My guild and I decided to purchase The Legends of Drizzt board game (Wizards of the Coast) from  Carta Magica to make the winter a little more fun. The reviews we managed to see online from Dice Tower and other channels on YouTube all praised the game and what truly drew us into it was that it is a 5 player coop board game using the characters from the Forgotten Realms novels. We all were familiar with classic Dungeons and Dragons so it was not hard to make our decisions and don’t expect me to trash the game. They provide you with minis that you can use for your traditional D&D campaigns as well as a decent D20. As for adventures they provide you with a simple rulebook and an adventure book but fret not my fellow gamers there are also home brew and custom scenarios you can find online to keep the steam going.  What made this more interesting is that the original D&D Fantasy adventure game was only 4 players and required a DM whereas Wizards fixed this kink so that everyone can quest together. The coolest part is that the game is one of 3 released (Wrath of Ashardalon & Castle Ravenloft) which all serve as stand alone expansions meaning you switch treasure cards, heroes, tiles and adventures. In the last 6  months Wizards released Temple of Elemental Doom which too is a standalone expansion.
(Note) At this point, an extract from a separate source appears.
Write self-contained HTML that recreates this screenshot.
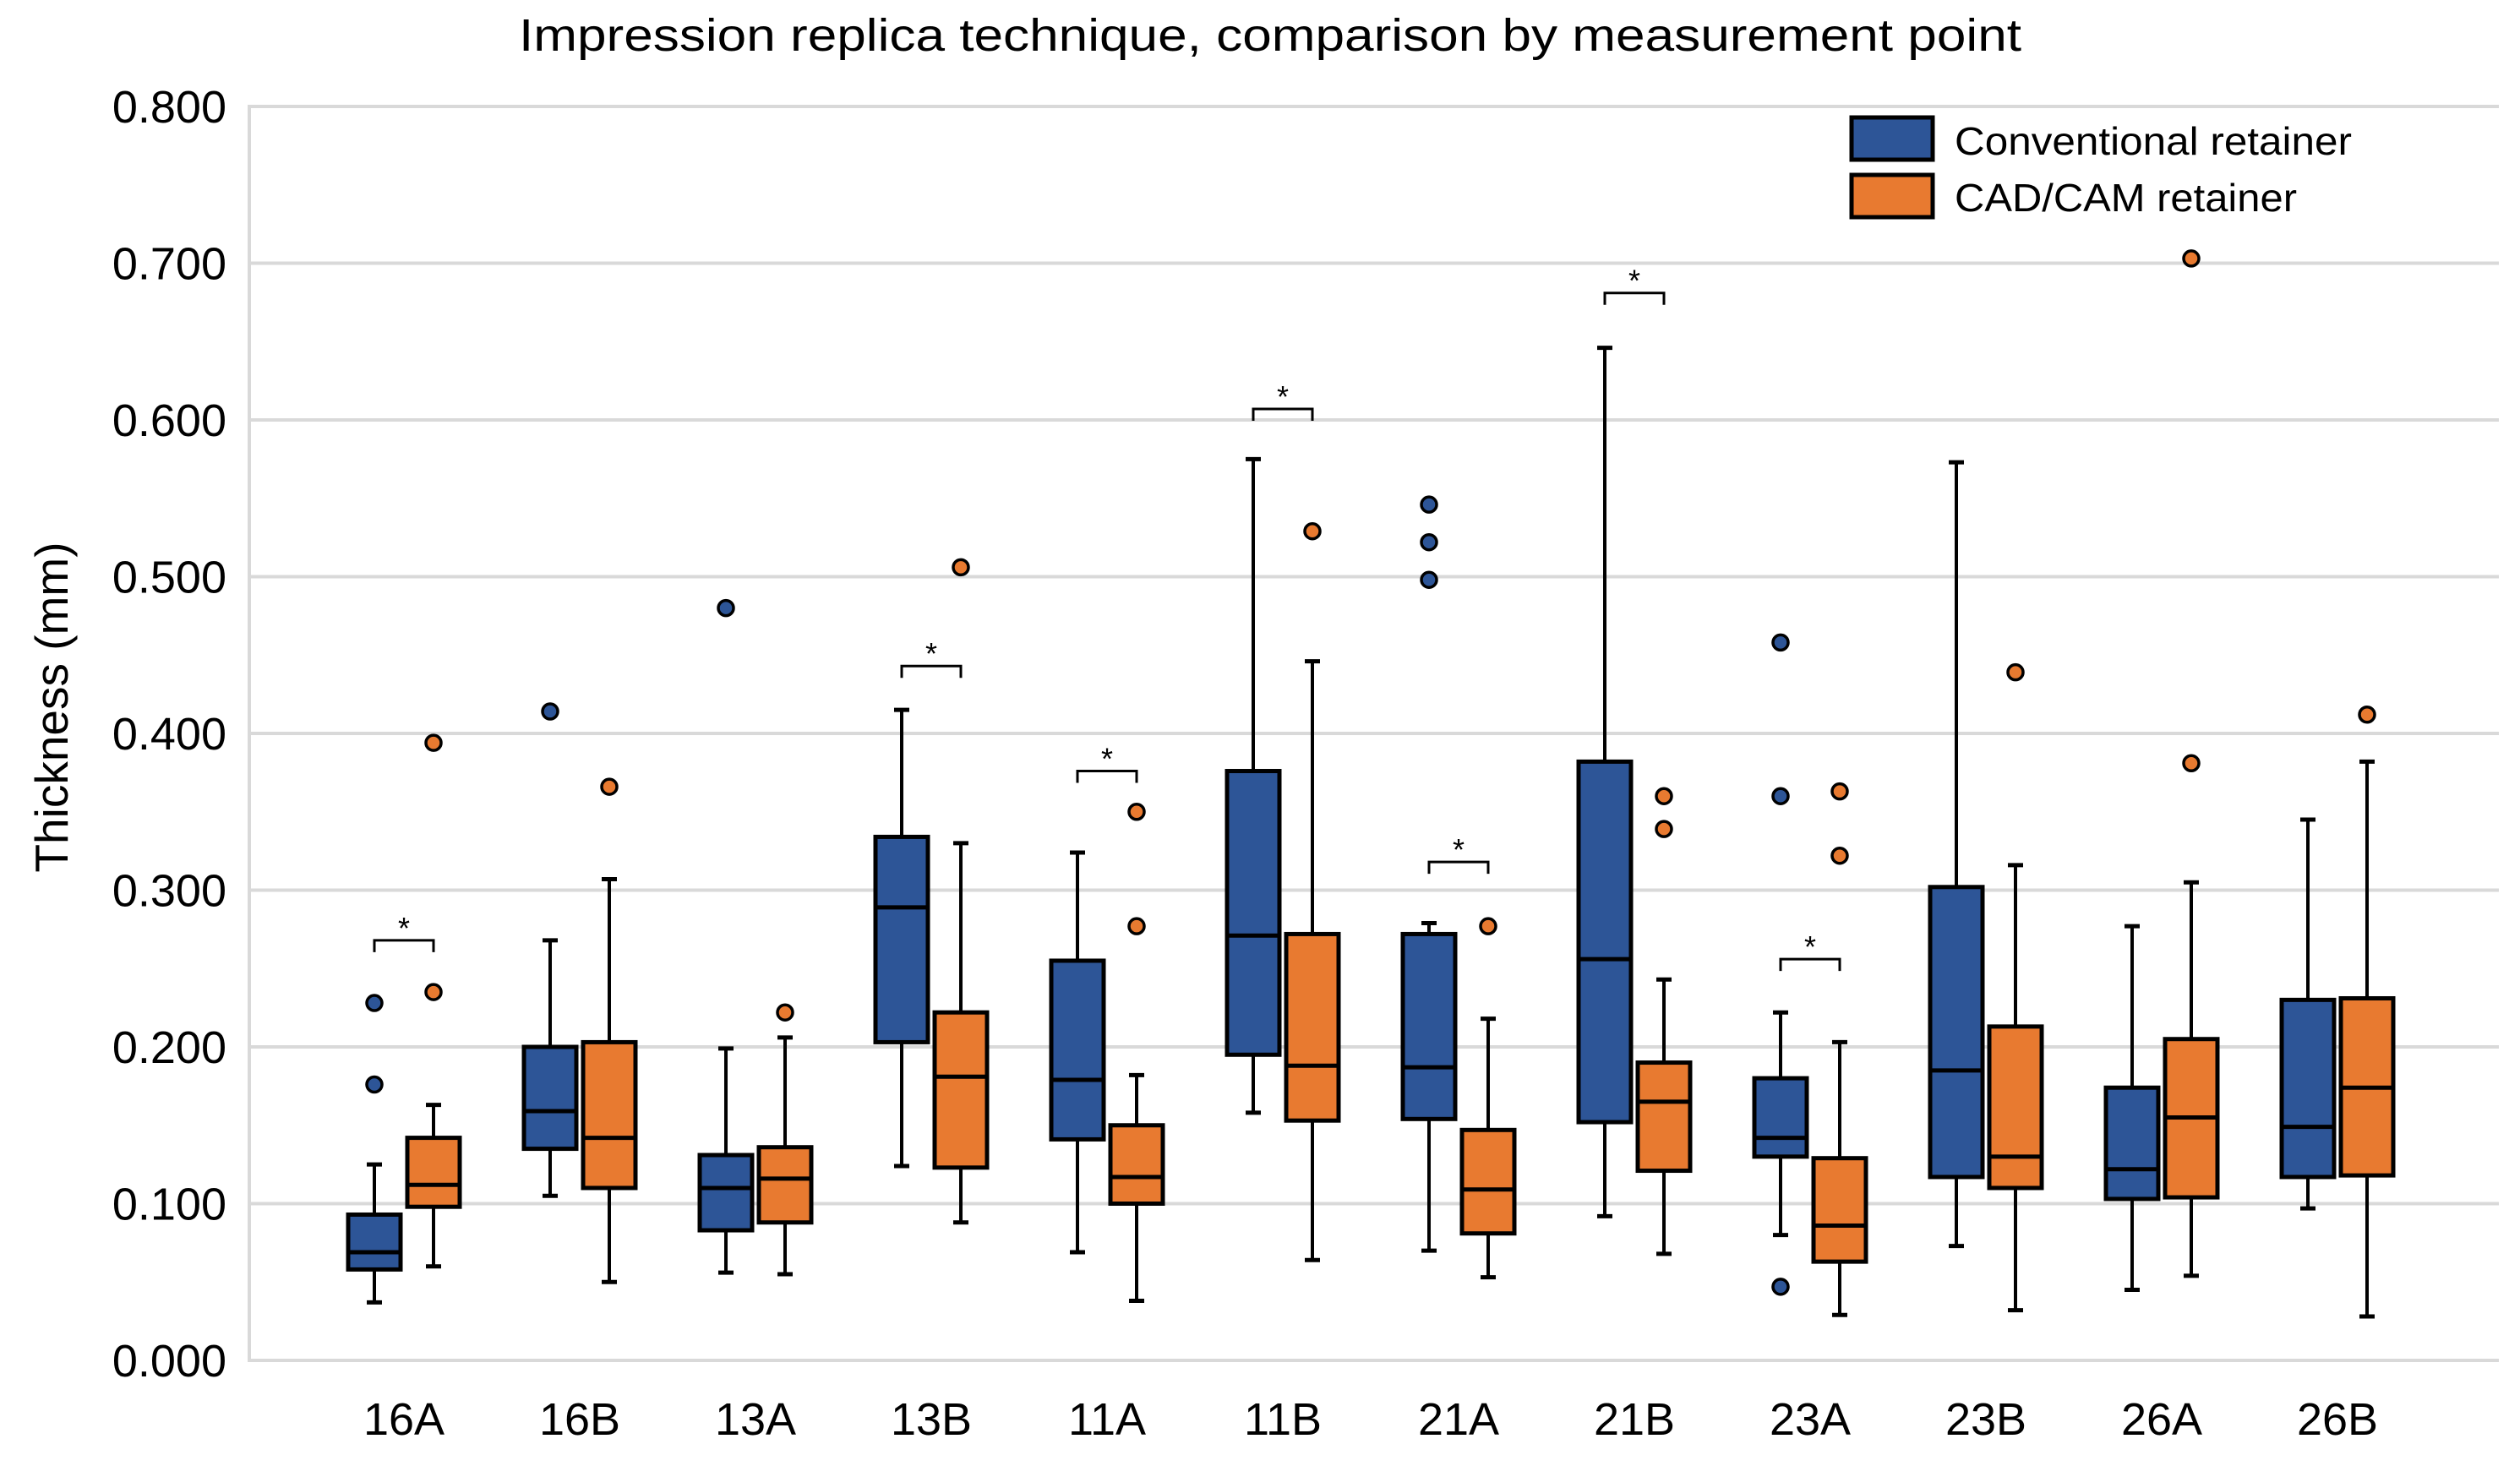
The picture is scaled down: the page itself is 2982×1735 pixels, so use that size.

The fact that Wizards provide advanced decks to keep the game playable longer than other similar products which you can get bored of recently. The hero selection is impressive but the lack of female heroes did not farewell with the female guild members but what can you do. I personally would recommend the game for anybody looking for a tabletop game one can play with family or friends and have a good hour and a half to kill.

drizzt

My rating would be 9/10

A must buy for anyone trying to get into fantasy RPG and a great gift for someone trying to get their friends into it.